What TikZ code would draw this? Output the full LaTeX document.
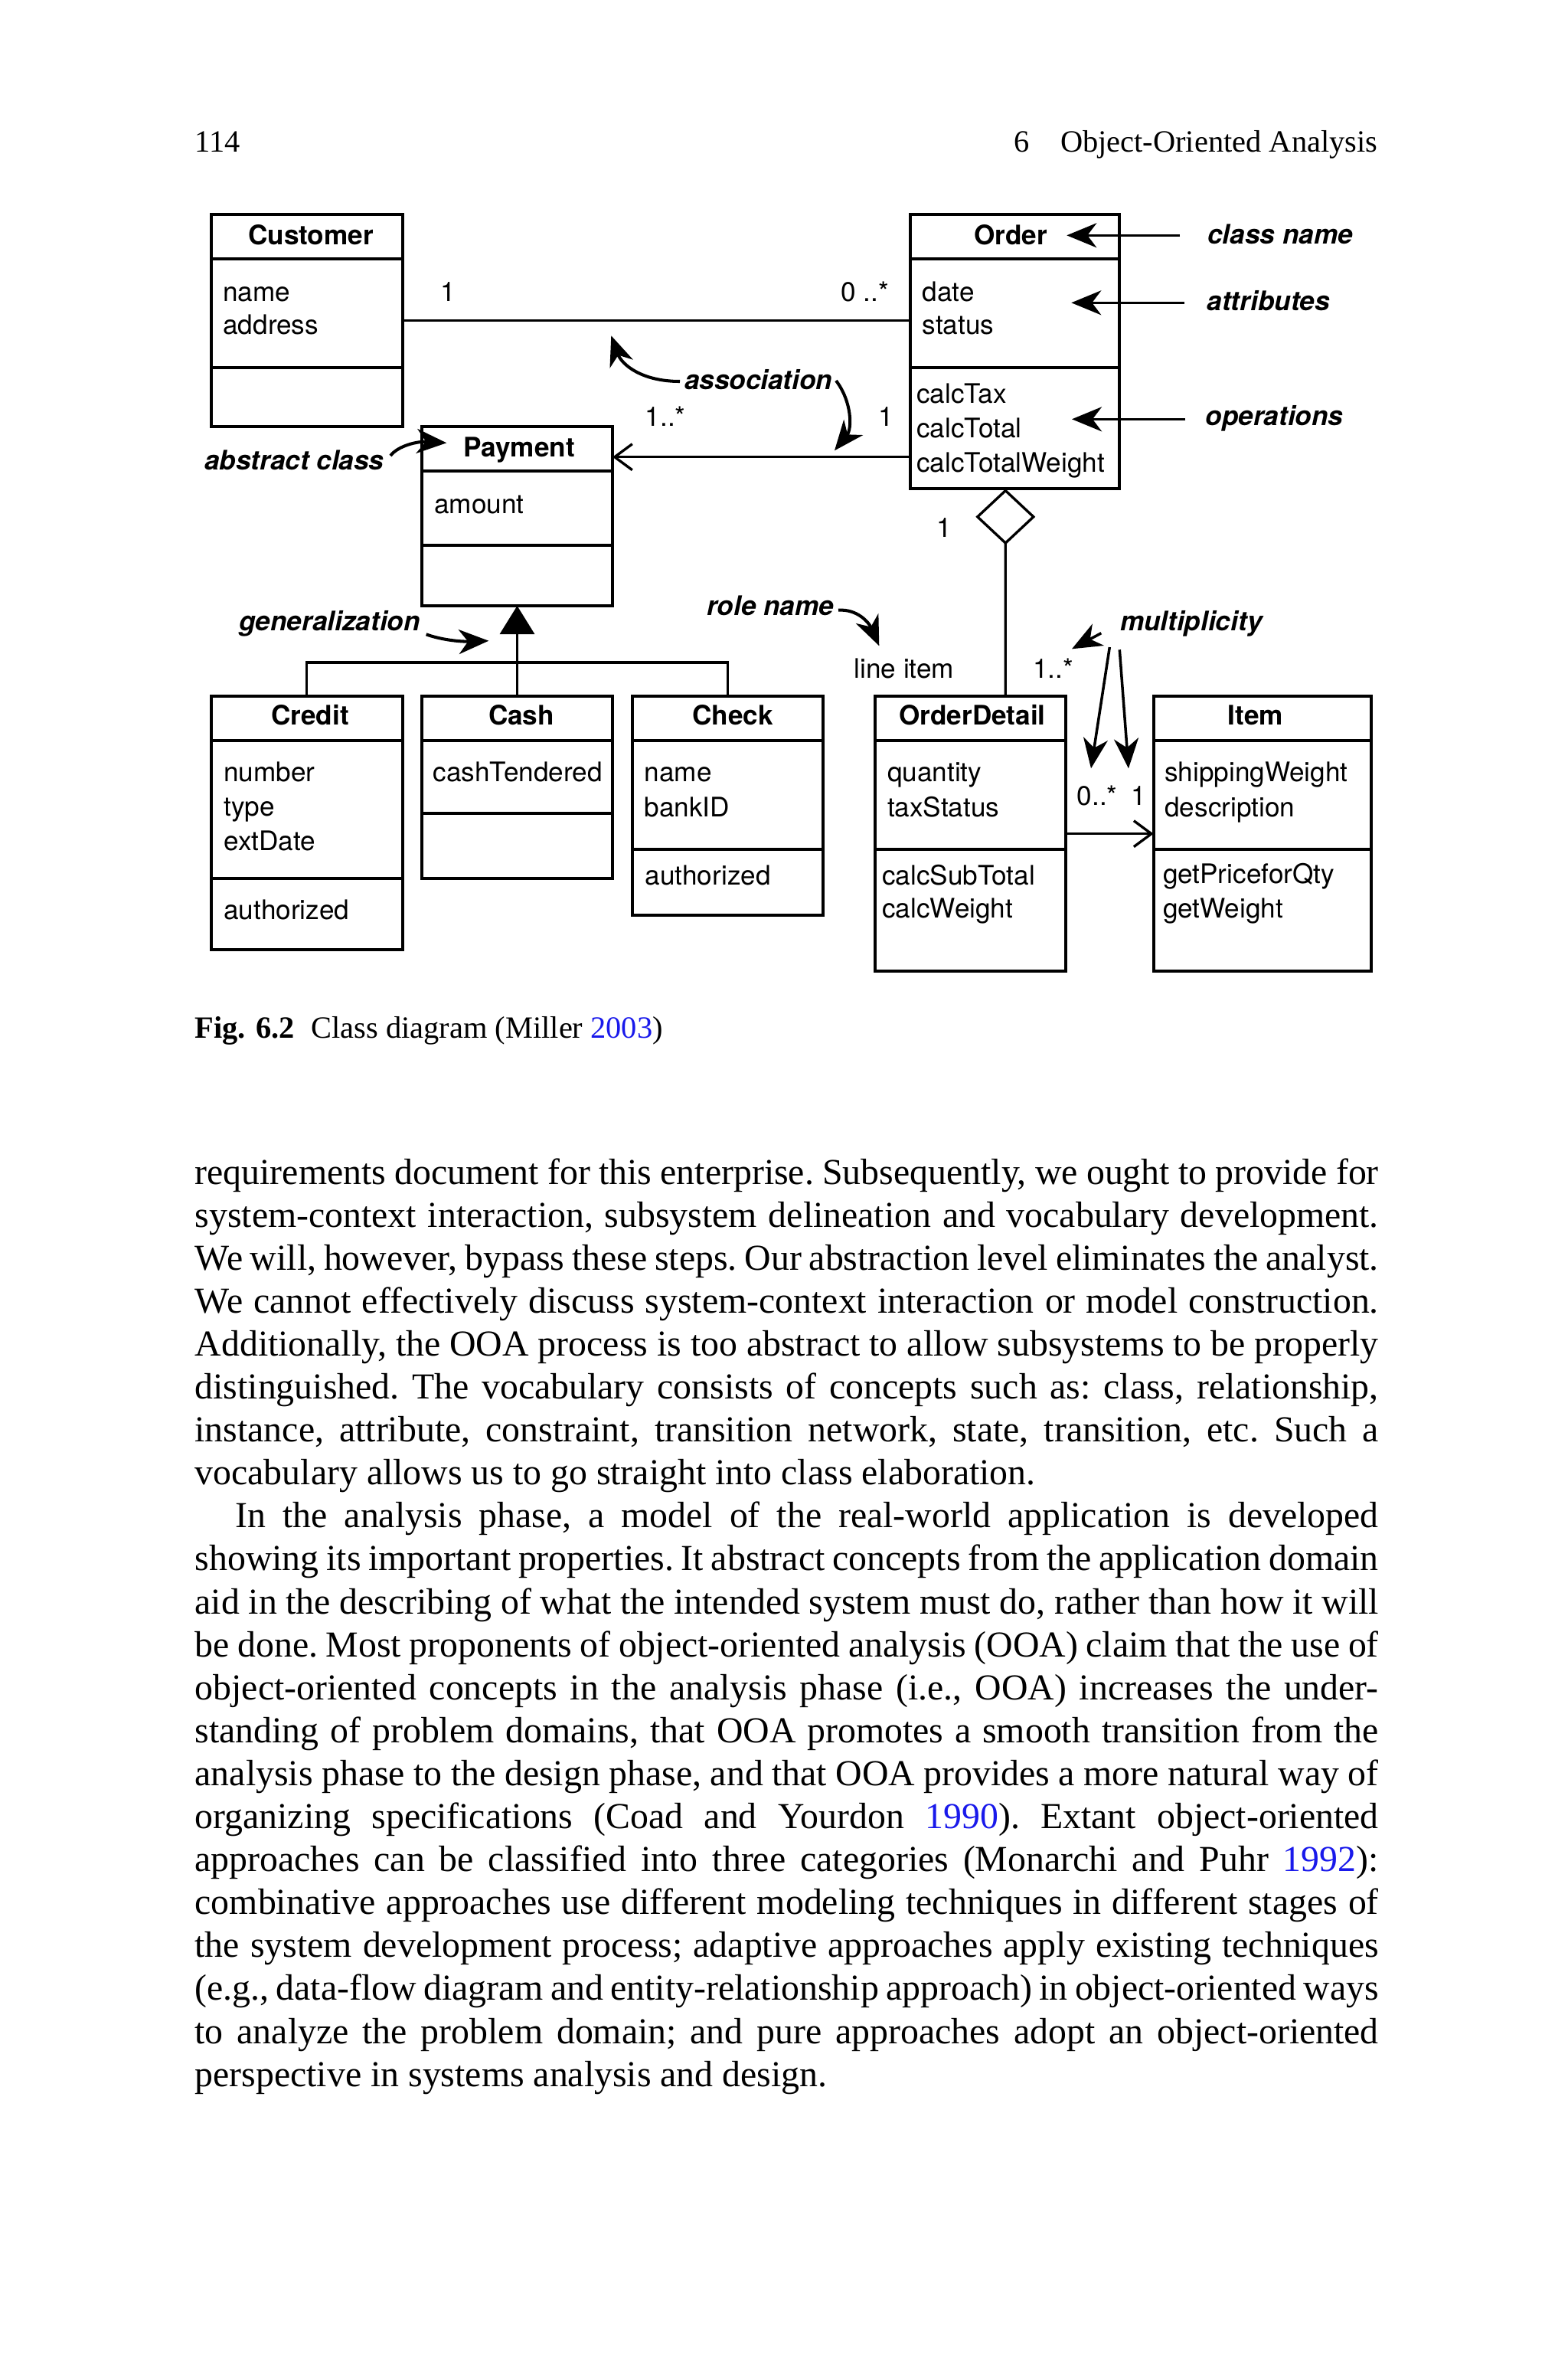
\documentclass[tikz,border=0pt]{standalone}
\usepackage{fontspec}
\setmainfont{Liberation Serif}
\newfontfamily\hv{TeX Gyre Heros}
\usetikzlibrary{arrows.meta,fit,calc}
\definecolor{citeblue}{RGB}{25,25,235}
\tikzset{
  cbox/.style={draw, line width=1.15pt, inner sep=0pt, outer sep=0pt},
  cdiv/.style={line width=1.15pt},
  conn/.style={line width=0.95pt},
  ann/.style={line width=1.0pt, -{Stealth[length=3.9mm,width=3.2mm,inset=1.2mm]}},
  cann/.style={ann, line width=1.15pt},
  navarrow/.style={conn, -{Straight Barb[length=2.3mm,width=3.4mm]}},
  ctitle/.style={font=\hv\bfseries\fontsize{10}{12}\selectfont, inner sep=0pt, anchor=base},
  ctxt/.style={font=\hv\fontsize{10}{12}\selectfont, inner sep=0pt, anchor=base west},
  atxt/.style={font=\hv\bfseries\itshape\fontsize{10}{12}\selectfont, inner sep=0pt, anchor=base west},
  body/.style={font=\fontsize{13.6}{16.3}\selectfont, inner sep=0pt, anchor=base west},
  runhead/.style={font=\fontsize{11.5}{13.8}\selectfont, inner sep=0pt},
}
\newcommand\umlclass[7]{%
  \node[cbox, fit={(#2,#3) (#4,#5)}] (#1) {};
  \draw[cdiv] (#2,#6) -- (#4,#6);
  \draw[cdiv] (#2,#7) -- (#4,#7);
}
\newcommand\jline[3]{\node[body] (#1) at (254,#2) {\frenchspacing\hbox to 154.6mm{#3}};}
\newcommand\nline[3]{\node[body] (#1) at (254,#2) {\frenchspacing #3};}
\begin{document}
\begin{tikzpicture}[x=0.1mm,y=-0.1mm]
\useasboundingbox (0,0) rectangle (2048,3105);
\fill[white] (0,0) rectangle (2048,3105);

% running head
\node[runhead, anchor=base west] (pageno) at (254,198) {114};
\node[runhead, anchor=base east] (chap) at (1800,198) {6\hspace{4mm}Object-Oriented Analysis};

% ---------- classes ----------
\umlclass{customer}{275.7}{280}{525.7}{556.7}{337.7}{480}
\node[ctitle] (customer-t) at (406,319.3) {Customer};
\node[ctxt] (customer-a1) at (290.7,393.3) {name};
\node[ctxt] (customer-a2) at (290.7,436.7) {address};

\umlclass{order}{1189.3}{280}{1462.3}{638.3}{337.7}{480}
\node[ctitle] (order-t) at (1320,319.3) {Order};
\node[ctxt] (order-a1) at (1204,393.3) {date};
\node[ctxt] (order-a2) at (1204,436.7) {status};
\node[ctxt] (order-o1) at (1196.7,526.7) {calcTax};
\node[ctxt] (order-o2) at (1196.7,571.7) {calcTotal};
\node[ctxt] (order-o3) at (1196.7,616.7) {calcTotalWeight};

\umlclass{payment}{551}{557.3}{800}{791}{615}{711.7}
\node[ctitle] (payment-t) at (678,596.7) {Payment};
\node[ctxt] (payment-a1) at (566.7,670) {amount};

\umlclass{credit}{275.7}{909}{525.7}{1240}{966.7}{1147.3}
\node[ctitle] (credit-t) at (405,946.7) {Credit};
\node[ctxt] (credit-a1) at (291.7,1020) {number};
\node[ctxt] (credit-a2) at (291.7,1065) {type};
\node[ctxt] (credit-a3) at (291.7,1110) {extDate};
\node[ctxt] (credit-o1) at (291.7,1200) {authorized};

\umlclass{cash}{551}{909}{800}{1146.7}{966.7}{1062.3}
\node[ctitle] (cash-t) at (681,946.7) {Cash};
\node[ctxt] (cash-a1) at (565,1020) {cashTendered};

\umlclass{check}{826}{909}{1075}{1195}{966.7}{1109.3}
\node[ctitle] (check-t) at (957,946.7) {Check};
\node[ctxt] (check-a1) at (841,1020) {name};
\node[ctxt] (check-a2) at (841,1066.7) {bankID};
\node[ctxt] (check-o1) at (842,1155) {authorized};

\umlclass{orderdetail}{1142.7}{909}{1392.3}{1268.3}{966.7}{1109.3}
\node[ctitle] (orderdetail-t) at (1270,946.7) {OrderDetail};
\node[ctxt] (orderdetail-a1) at (1158.3,1020) {quantity};
\node[ctxt] (orderdetail-a2) at (1158.3,1066.7) {taxStatus};
\node[ctxt] (orderdetail-o1) at (1151.7,1155) {calcSubTotal};
\node[ctxt] (orderdetail-o2) at (1151.7,1198.3) {calcWeight};

\umlclass{item}{1506.7}{909}{1790.7}{1268.3}{966.7}{1109.3}
\node[ctitle] (item-t) at (1640,946.7) {Item};
\node[ctxt] (item-a1) at (1520.7,1020) {shippingWeight};
\node[ctxt] (item-a2) at (1520.7,1066.7) {description};
\node[ctxt] (item-o1) at (1518.3,1153.3) {getPriceforQty};
\node[ctxt] (item-o2) at (1518.3,1198.3) {getWeight};

% ---------- relations ----------
\draw[conn] (customer.east) -- (customer.east -| order.west);
\coordinate (payy) at (0,596.7);
\draw[navarrow] (order.west |- payy) -- (payment.east |- payy);
\draw[conn, -{Diamond[open,length=7.3mm,width=7.8mm]}]
  ($(orderdetail.north)+(45.8,0)$) -- ($(order.south)+(-12.5,0)$);
\draw[navarrow] (orderdetail.east) -- (item.west);
\coordinate (gj) at (675.5,865);
\draw[conn] (credit.north) |- (gj) -| (check.north);
\draw[conn, -{Triangle[length=3.7mm,width=4.5mm]}] (cash.north) -- (payment.south);

% multiplicities
\node[ctxt] (m1) at (575,393) {1};
\node[ctxt] (m2) at (1098,393) {0 ..*};
\node[ctxt] (m3) at (842,556.7) {1..*};
\node[ctxt] (m4) at (1147,556.7) {1};
\node[ctxt] (m5) at (1223,701.7) {1};
\node[ctxt] (rolen) at (1115,885) {line item};
\node[ctxt] (m6) at (1348.3,885) {1..*};
\node[ctxt] (m7) at (1406,1051.7) {0..*};
\node[ctxt] (m8) at (1477,1051.7) {1};

% ---------- annotations ----------
\node[atxt] (l-assoc) at (893.3,508.3) {association};
\node[atxt] (l-abstract) at (266.7,613.3) {abstract class};
\node[atxt] (l-cname) at (1576.7,318.3) {class name};
\node[atxt] (l-attr) at (1576,405) {attributes};
\node[atxt] (l-ops) at (1574,555) {operations};
\node[atxt] (l-gen) at (311.7,823.3) {generalization};
\node[atxt, anchor=base east] (l-role) at (1090,803) {role name};
\node[atxt] (l-mult) at (1462.3,823.3) {multiplicity};

\coordinate (c-cn) at (1541,307.3);   \coordinate (t-cn) at (1393.3,307.3);
\coordinate (c-at) at (1547,395.3);   \coordinate (t-at) at (1399.3,395.3);
\coordinate (c-op) at (1548.3,547.3); \coordinate (t-op) at (1400,547.3);
\draw[ann] (c-cn) -- (t-cn);
\draw[ann] (c-at) -- (t-at);
\draw[ann] (c-op) -- (t-op);

\coordinate (s-as1) at (888,498);    \coordinate (t-as1) at (798.3,438.3);
\coordinate (s-as2) at (1092,497);   \coordinate (t-as2) at (1090,588.3);
\coordinate (s-ab) at (510,595);     \coordinate (t-ab) at (583.3,578.3);
\coordinate (s-ge) at (556.7,828.3); \coordinate (t-ge) at (638.3,836.7);
\coordinate (s-ro) at (1095,796.7);  \coordinate (t-ro) at (1148.3,843.3);
\draw[cann] (s-as1) .. controls (838,498) and (812,476) .. (t-as1);
\draw[cann] (s-as2) .. controls (1113,525) and (1113,560) .. (t-as2);
\draw[cann] (s-ab) .. controls (520,582) and (545,576) .. (t-ab);
\draw[cann] (s-ge) .. controls (575,835) and (600,838) .. (t-ge);
\draw[cann] (s-ro) .. controls (1120,795) and (1135,813) .. (t-ro);

\coordinate (s-mu1) at (1438.3,826.7); \coordinate (t-mu1) at (1400,847.3);
\coordinate (s-mu2) at (1449.3,845);   \coordinate (t-mu2) at (1425,1003.3);
\coordinate (s-mu3) at (1462.3,848.3); \coordinate (t-mu3) at (1474,1003.3);
\draw[ann] (s-mu1) -- (t-mu1);
\draw[ann] (s-mu2) -- (t-mu2);
\draw[ann] (s-mu3) -- (t-mu3);

% ---------- caption ----------
\node[runhead, anchor=base west] (figno) at (254,1355) {\textbf{Fig. 6.2}};
\node[runhead, anchor=base west] (figcap) at (406,1355) {Class diagram (Miller \textcolor{citeblue}{2003})};

% ---------- body text ----------
\jline{b1}{1546}{requirements document for this enterprise. Subsequently, we ought to provide for}
\jline{b2}{1602.1}{system-context interaction, subsystem delineation and vocabulary development.}
\jline{b3}{1658.2}{We will, however, bypass these steps. Our abstraction level eliminates the analyst.}
\jline{b4}{1714.3}{We cannot effectively discuss system-context interaction or model construction.}
\jline{b5}{1770.4}{Additionally, the OOA process is too abstract to allow subsystems to be properly}
\jline{b6}{1826.5}{distinguished. The vocabulary consists of concepts such as: class, relationship,}
\jline{b7}{1882.6}{instance, attribute, constraint, transition network, state, transition, etc. Such a}
\nline{b8}{1938.7}{vocabulary allows us to go straight into class elaboration.}
\jline{b9}{1994.8}{\hspace*{5.3mm}In the analysis phase, a model of the real-world application is developed}
\jline{b10}{2050.9}{showing its important properties. It abstract concepts from the application domain}
\jline{b11}{2107}{aid in the describing of what the intended system must do, rather than how it will}
\jline{b12}{2163.1}{be done. Most proponents of object-oriented analysis (OOA) claim that the use of}
\jline{b13}{2219.2}{object-oriented concepts in the analysis phase (i.e., OOA) increases the under-}
\jline{b14}{2275.3}{standing of problem domains, that OOA promotes a smooth transition from the}
\jline{b15}{2331.4}{analysis phase to the design phase, and that OOA provides a more natural way of}
\jline{b16}{2387.5}{organizing specifications (Coad and Yourdon \textcolor{citeblue}{1990}). Extant object-oriented}
\jline{b17}{2443.6}{approaches can be classified into three categories (Monarchi and Puhr \textcolor{citeblue}{1992}):}
\jline{b18}{2499.7}{combinative approaches use different modeling techniques in different stages of}
\jline{b19}{2555.8}{the system development process; adaptive approaches apply existing techniques}
\jline{b20}{2611.9}{(e.g., data-flow diagram and entity-relationship approach) in object-oriented ways}
\jline{b21}{2668}{to analyze the problem domain; and pure approaches adopt an object-oriented}
\nline{b22}{2724.1}{perspective in systems analysis and design.}
\end{tikzpicture}
\end{document}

§ EXERCISE BRIEF: Take the lines from the start of the material to the line with "(customer-a2) at (290.7,436.7)", both included, and transcribe them exactly without the pictures.

§ RESULT OF THIS TASK:
What TikZ code would draw this? Output the full LaTeX document.
\documentclass[tikz,border=0pt]{standalone}
\usepackage{fontspec}
\setmainfont{Liberation Serif}
\newfontfamily\hv{TeX Gyre Heros}
\usetikzlibrary{arrows.meta,fit,calc}
\definecolor{citeblue}{RGB}{25,25,235}
\tikzset{
  cbox/.style={draw, line width=1.15pt, inner sep=0pt, outer sep=0pt},
  cdiv/.style={line width=1.15pt},
  conn/.style={line width=0.95pt},
  ann/.style={line width=1.0pt, -{Stealth[length=3.9mm,width=3.2mm,inset=1.2mm]}},
  cann/.style={ann, line width=1.15pt},
  navarrow/.style={conn, -{Straight Barb[length=2.3mm,width=3.4mm]}},
  ctitle/.style={font=\hv\bfseries\fontsize{10}{12}\selectfont, inner sep=0pt, anchor=base},
  ctxt/.style={font=\hv\fontsize{10}{12}\selectfont, inner sep=0pt, anchor=base west},
  atxt/.style={font=\hv\bfseries\itshape\fontsize{10}{12}\selectfont, inner sep=0pt, anchor=base west},
  body/.style={font=\fontsize{13.6}{16.3}\selectfont, inner sep=0pt, anchor=base west},
  runhead/.style={font=\fontsize{11.5}{13.8}\selectfont, inner sep=0pt},
}
\newcommand\umlclass[7]{%
  \node[cbox, fit={(#2,#3) (#4,#5)}] (#1) {};
  \draw[cdiv] (#2,#6) -- (#4,#6);
  \draw[cdiv] (#2,#7) -- (#4,#7);
}
\newcommand\jline[3]{\node[body] (#1) at (254,#2) {\frenchspacing\hbox to 154.6mm{#3}};}
\newcommand\nline[3]{\node[body] (#1) at (254,#2) {\frenchspacing #3};}
\begin{document}
\begin{tikzpicture}[x=0.1mm,y=-0.1mm]
\useasboundingbox (0,0) rectangle (2048,3105);
\fill[white] (0,0) rectangle (2048,3105);

% running head
\node[runhead, anchor=base west] (pageno) at (254,198) {114};
\node[runhead, anchor=base east] (chap) at (1800,198) {6\hspace{4mm}Object-Oriented Analysis};

% ---------- classes ----------
\umlclass{customer}{275.7}{280}{525.7}{556.7}{337.7}{480}
\node[ctitle] (customer-t) at (406,319.3) {Customer};
\node[ctxt] (customer-a1) at (290.7,393.3) {name};
\node[ctxt] (customer-a2) at (290.7,436.7) {address};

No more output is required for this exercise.